■ **DATA EXTRACT**
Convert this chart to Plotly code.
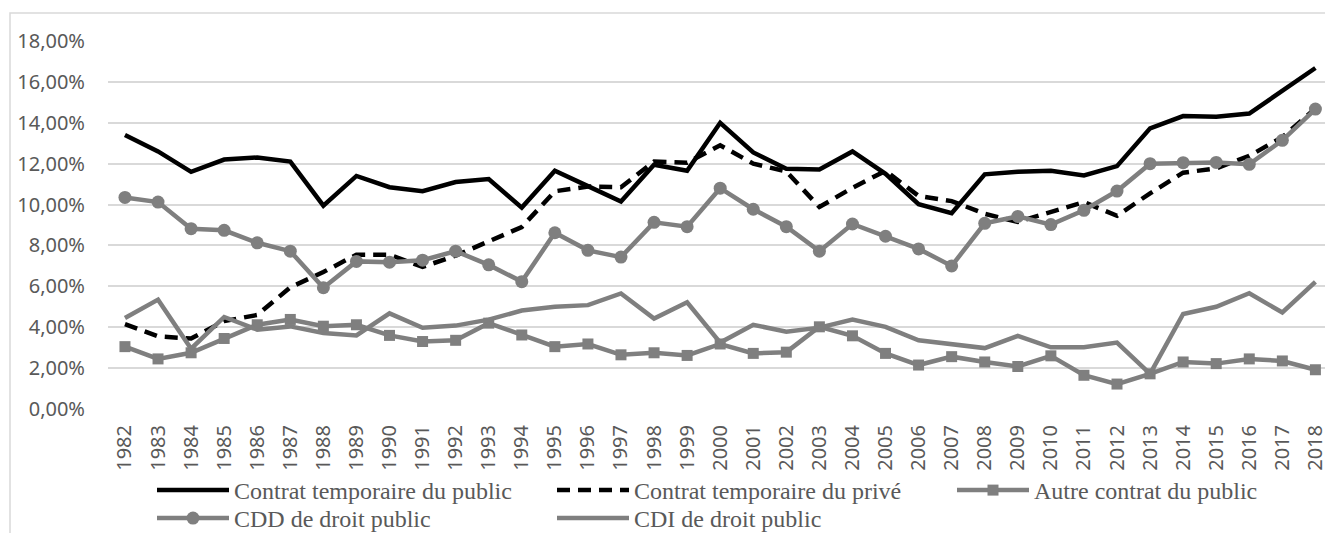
import plotly.graph_objects as go

years = [str(y) for y in range(1982, 2019)]

temp_public = [13.4, 12.6, 11.6, 12.2, 12.3, 12.1, 9.95, 11.4, 10.85, 10.65, 11.1, 11.25, 9.85,
               11.65, 10.9, 10.15, 11.95, 11.65, 14.0, 12.55, 11.75, 11.72, 12.6, 11.5, 10.02,
               9.58, 11.48, 11.6, 11.65, 11.42, 11.88, 13.73, 14.33, 14.3, 14.45, 15.55, 16.68]

temp_prive = [4.15, 3.55, 3.45, 4.3, 4.6, 5.95, 6.7, 7.55, 7.55, 6.95, 7.5, 8.22, 8.9,
              10.65, 10.88, 10.85, 12.1, 12.05, 12.9, 12.0, 11.62, 9.88, 10.82, 11.65, 10.42,
              10.17, 9.55, 9.15, 9.62, 10.12, 9.45, 10.55, 11.56, 11.77, 12.38, 13.3, 14.7]

autre_public = [3.05, 2.45, 2.75, 3.45, 4.12, 4.38, 4.05, 4.12, 3.6, 3.3, 3.36, 4.2, 3.62,
                3.05, 3.18, 2.65, 2.75, 2.62, 3.18, 2.72, 2.78, 4.02, 3.58, 2.72, 2.15,
                2.56, 2.3, 2.08, 2.6, 1.65, 1.22, 1.72, 2.3, 2.22, 2.45, 2.35, 1.92]

cdd_public = [10.35, 10.12, 8.82, 8.74, 8.13, 7.72, 5.93, 7.22, 7.18, 7.28, 7.72, 7.05, 6.23,
              8.62, 7.76, 7.43, 9.13, 8.92, 10.8, 9.77, 8.92, 7.72, 9.05, 8.45, 7.83,
              7.0, 9.08, 9.42, 9.02, 9.72, 10.66, 12.0, 12.05, 12.06, 11.97, 13.14, 14.67]

cdi_public = [4.45, 5.35, 2.95, 4.5, 3.88, 4.04, 3.72, 3.6, 4.68, 3.97, 4.08, 4.37, 4.82,
              5.0, 5.08, 5.65, 4.42, 5.22, 3.25, 4.12, 3.78, 3.98, 4.38, 4.02, 3.36,
              3.18, 2.98, 3.58, 3.02, 3.02, 3.25, 1.72, 4.65, 5.0, 5.66, 4.72, 6.22]

names = ["Contrat temporaire du public", "Contrat temporaire du privé",
         "Autre contrat du public", "CDD de droit public", "CDI de droit public"]

y_ticks = [0, 2, 4, 6, 8, 10, 12, 14, 16, 18]
y_labels = [f"{v},00%" for v in y_ticks]

BLACK = "#000000"
GRAY = "#7f7f7f"
TXT = "#595959"

fig = go.Figure()
fig.add_trace(go.Scatter(x=years, y=temp_public, name=names[0], mode="lines", legend="legend",
                         line=dict(color=BLACK, width=4.5)))
fig.add_trace(go.Scatter(x=years, y=temp_prive, name=names[1], mode="lines", legend="legend2",
                         line=dict(color=BLACK, width=4.5, dash="13px,8px")))
fig.add_trace(go.Scatter(x=years, y=autre_public, name=names[2], mode="lines+markers",
                         legend="legend3",
                         line=dict(color=GRAY, width=4.5),
                         marker=dict(symbol="square", size=11, color=GRAY)))
fig.add_trace(go.Scatter(x=years, y=cdd_public, name=names[3], mode="lines+markers",
                         legend="legend4",
                         line=dict(color=GRAY, width=4.5),
                         marker=dict(symbol="circle", size=13, color=GRAY)))
fig.add_trace(go.Scatter(x=years, y=cdi_public, name=names[4], mode="lines", legend="legend5",
                         line=dict(color=GRAY, width=4.5)))

W, H = 1325, 533
L, R, T, B = 108, 0, 41, 124

def leg(xpx, ypx):
    return dict(
        orientation="v", xref="container", yref="container",
        x=xpx / W, y=1 - ypx / H, xanchor="left", yanchor="top",
        itemwidth=72, tracegroupgap=0,
        font=dict(family="Liberation Serif", size=24, color=TXT),
        bgcolor="rgba(0,0,0,0)",
    )

fig.update_layout(
    width=W, height=H,
    margin=dict(l=L, r=R, t=T, b=B, autoexpand=False),
    paper_bgcolor="white", plot_bgcolor="white",
    showlegend=True,
    legend=leg(152, 468), legend2=leg(552, 468), legend3=leg(952, 468),
    legend4=leg(152, 496), legend5=leg(552, 496),
    xaxis=dict(
        type="category", range=[-0.513, 36.29], showgrid=False, zeroline=False,
        showline=False, ticks="", tickangle=-90,
        tickfont=dict(family="Noto Sans", size=20, color=TXT),
        ticklabelstandoff=11,
    ),
    yaxis=dict(
        range=[0, 18], tickvals=y_ticks, ticktext=y_labels, showgrid=True,
        gridcolor="#d9d9d9", gridwidth=1.5, zeroline=False, showline=False,
        tickfont=dict(family="Noto Sans", size=20, color=TXT),
        ticklabelstandoff=22,
    ),
    shapes=[dict(type="rect", xref="paper", yref="paper",
                 x0=(10 - L) / (W - L - R), x1=(1345 - L) / (W - L - R),
                 y0=(H - B - 548) / (H - T - B), y1=(H - B - 13) / (H - T - B),
                 line=dict(color="#d9d9d9", width=1.5), fillcolor="rgba(0,0,0,0)",
                 layer="below")],
)

fig.write_html(
    "out.html",
    config={"displayModeBar": False},
    post_script="document.body.style.margin='0';document.body.style.overflow='hidden';",
)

■ **AIM OF THE EXERCISE**
Restate, line by line and word for word, everything from the top of the material through the line that contains "years = [str(y) for y in range(1982, 2019)]". Leave pictures out.

■ **FINAL RESULT**
Convert this chart to Plotly code.
import plotly.graph_objects as go

years = [str(y) for y in range(1982, 2019)]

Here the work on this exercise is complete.